(Rows from a dataset of charts and code)

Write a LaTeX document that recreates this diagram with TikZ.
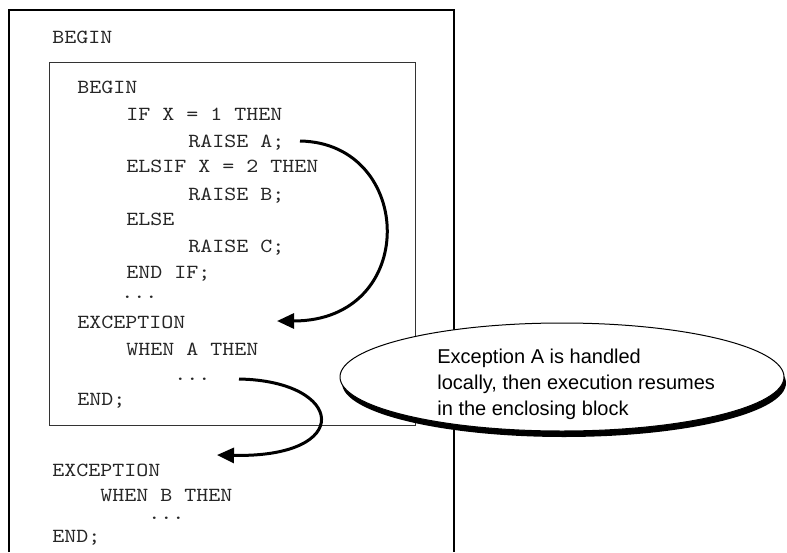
\documentclass[tikz,border=0pt]{standalone}
\usepackage{fontspec}
\setmainfont{Liberation Sans}
\newfontfamily\codefont{lmmono10-regular}[Extension=.otf, FakeStretch=1.143]
\usepackage{tikz}
\usetikzlibrary{arrows.meta,shapes.geometric,shadows}

\tikzset{
  code/.style={font=\codefont\fontsize{10}{12}\selectfont, anchor=base west, inner sep=0pt, text=black!85},
  note/.style={font=\fontsize{10}{13}\selectfont, anchor=base west, inner sep=0pt, align=left},
  jump/.style={line width=1.5pt, -{Triangle[length=8.5pt,width=7.5pt]}},
}

\begin{document}
\begin{tikzpicture}[x=0.5pt, y=-0.5pt]
    \useasboundingbox (0,0) rectangle (787,552);
    % enclosing block (runs off the bottom)
    \draw[line width=0.8pt] (9,552) -- (9,10) -- (454,10) -- (454,552);
    % inner block
    \draw[line width=0.5pt, black!80] (49,62) rectangle (415,425);

    \node[code] (outerBegin)  at (52,43)  {BEGIN};
    \node[code] (innerBegin)  at (77,93)  {BEGIN};
    \node[code] (ifLine)      at (126,120) {IF X = 1 THEN};
    \node[code] (raiseA)      at (188,147) {RAISE A;};
    \node[code] (elsifLine)   at (126,172) {ELSIF X = 2 THEN};
    \node[code] (raiseB)      at (188,200) {RAISE B;};
    \node[code] (elseLine)    at (126,225) {ELSE};
    \node[code] (raiseC)      at (188,252) {RAISE C;};
    \node[code] (endIf)       at (126,278) {END IF;};
    \node[code] (innerDots)   at (121,298) {...};
    \node[code] (innerExc)    at (77,328) {EXCEPTION};
    \node[code] (whenA)       at (126,355) {WHEN A THEN};
    \node[code] (handlerDots) at (174,380) {...};
    \node[code] (innerEnd)    at (77,405) {END;};
    \node[code] (outerExc)    at (52,476) {EXCEPTION};
    \node[code] (whenB)       at (100,501) {WHEN B THEN};
    \node[code] (outerDots)   at (148,519) {...};
    \node[code] (outerEnd)    at (52,542) {END;};

    % callout
    \node[ellipse, draw, line width=0.5pt, fill=white, minimum width=222pt, minimum height=54pt,
          general shadow={fill=black, shadow xshift=1pt, shadow yshift=-3pt}] (callout) at (562,377) {};
    \node[note] (calloutText) at (437,415) {Exception A is handled\\locally, then execution resumes\\in the enclosing block};

    % where control goes
    \coordinate (fromA)  at (300,141);
    \coordinate (toExcA) at (277,321);
    \coordinate (fromH)  at (239,379);
    \coordinate (toExcB) at (217,455);
    \draw[jump] (fromA) .. controls (415,143) and (420,321) .. (toExcA);
    \draw[jump] (fromH) .. controls (345,381) and (355,458) .. (toExcB);
\end{tikzpicture}
\end{document}
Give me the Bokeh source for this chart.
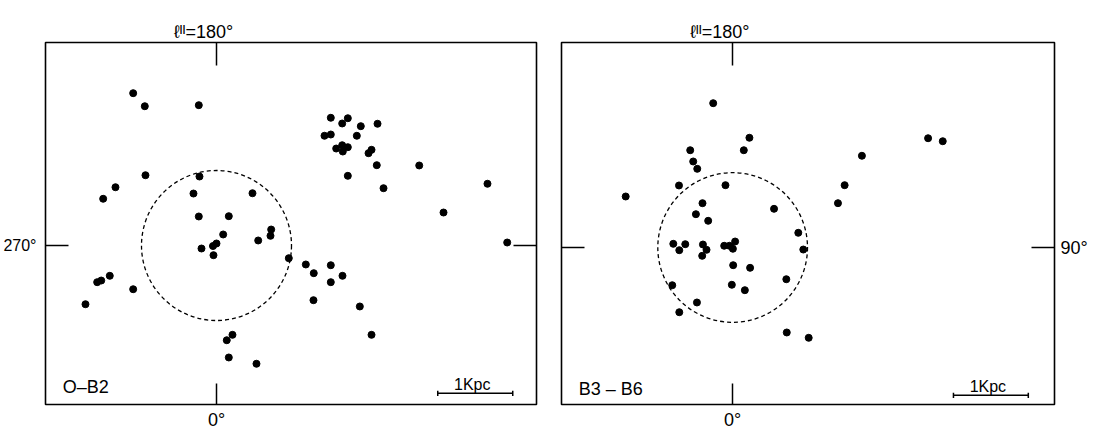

Requirements – Pictures stay out; repeat all the rest of the records exactly.

Full response –
Write a LaTeX document that recreates this diagram with TikZ.
\documentclass[tikz,border=0pt]{standalone}
\usepackage{fontspec}
\setmainfont{Liberation Sans}
\newfontfamily\codefont{lmmono10-regular}[Extension=.otf, FakeStretch=1.143]
\usepackage{tikz}
\usetikzlibrary{arrows.meta,shapes.geometric,shadows}

\tikzset{
  code/.style={font=\codefont\fontsize{10}{12}\selectfont, anchor=base west, inner sep=0pt, text=black!85},
  note/.style={font=\fontsize{10}{13}\selectfont, anchor=base west, inner sep=0pt, align=left},
  jump/.style={line width=1.5pt, -{Triangle[length=8.5pt,width=7.5pt]}},
}

\begin{document}
\begin{tikzpicture}[x=0.5pt, y=-0.5pt]
    \useasboundingbox (0,0) rectangle (787,552);
    % enclosing block (runs off the bottom)
    \draw[line width=0.8pt] (9,552) -- (9,10) -- (454,10) -- (454,552);
    % inner block
    \draw[line width=0.5pt, black!80] (49,62) rectangle (415,425);

    \node[code] (outerBegin)  at (52,43)  {BEGIN};
    \node[code] (innerBegin)  at (77,93)  {BEGIN};
    \node[code] (ifLine)      at (126,120) {IF X = 1 THEN};
    \node[code] (raiseA)      at (188,147) {RAISE A;};
    \node[code] (elsifLine)   at (126,172) {ELSIF X = 2 THEN};
    \node[code] (raiseB)      at (188,200) {RAISE B;};
    \node[code] (elseLine)    at (126,225) {ELSE};
    \node[code] (raiseC)      at (188,252) {RAISE C;};
    \node[code] (endIf)       at (126,278) {END IF;};
    \node[code] (innerDots)   at (121,298) {...};
    \node[code] (innerExc)    at (77,328) {EXCEPTION};
    \node[code] (whenA)       at (126,355) {WHEN A THEN};
    \node[code] (handlerDots) at (174,380) {...};
    \node[code] (innerEnd)    at (77,405) {END;};
    \node[code] (outerExc)    at (52,476) {EXCEPTION};
    \node[code] (whenB)       at (100,501) {WHEN B THEN};
    \node[code] (outerDots)   at (148,519) {...};
    \node[code] (outerEnd)    at (52,542) {END;};

    % callout
    \node[ellipse, draw, line width=0.5pt, fill=white, minimum width=222pt, minimum height=54pt,
          general shadow={fill=black, shadow xshift=1pt, shadow yshift=-3pt}] (callout) at (562,377) {};
    \node[note] (calloutText) at (437,415) {Exception A is handled\\locally, then execution resumes\\in the enclosing block};

    % where control goes
    \coordinate (fromA)  at (300,141);
    \coordinate (toExcA) at (277,321);
    \coordinate (fromH)  at (239,379);
    \coordinate (toExcB) at (217,455);
    \draw[jump] (fromA) .. controls (415,143) and (420,321) .. (toExcA);
    \draw[jump] (fromH) .. controls (345,381) and (355,458) .. (toExcB);
\end{tikzpicture}
\end{document}
Give me the Bokeh source for this chart.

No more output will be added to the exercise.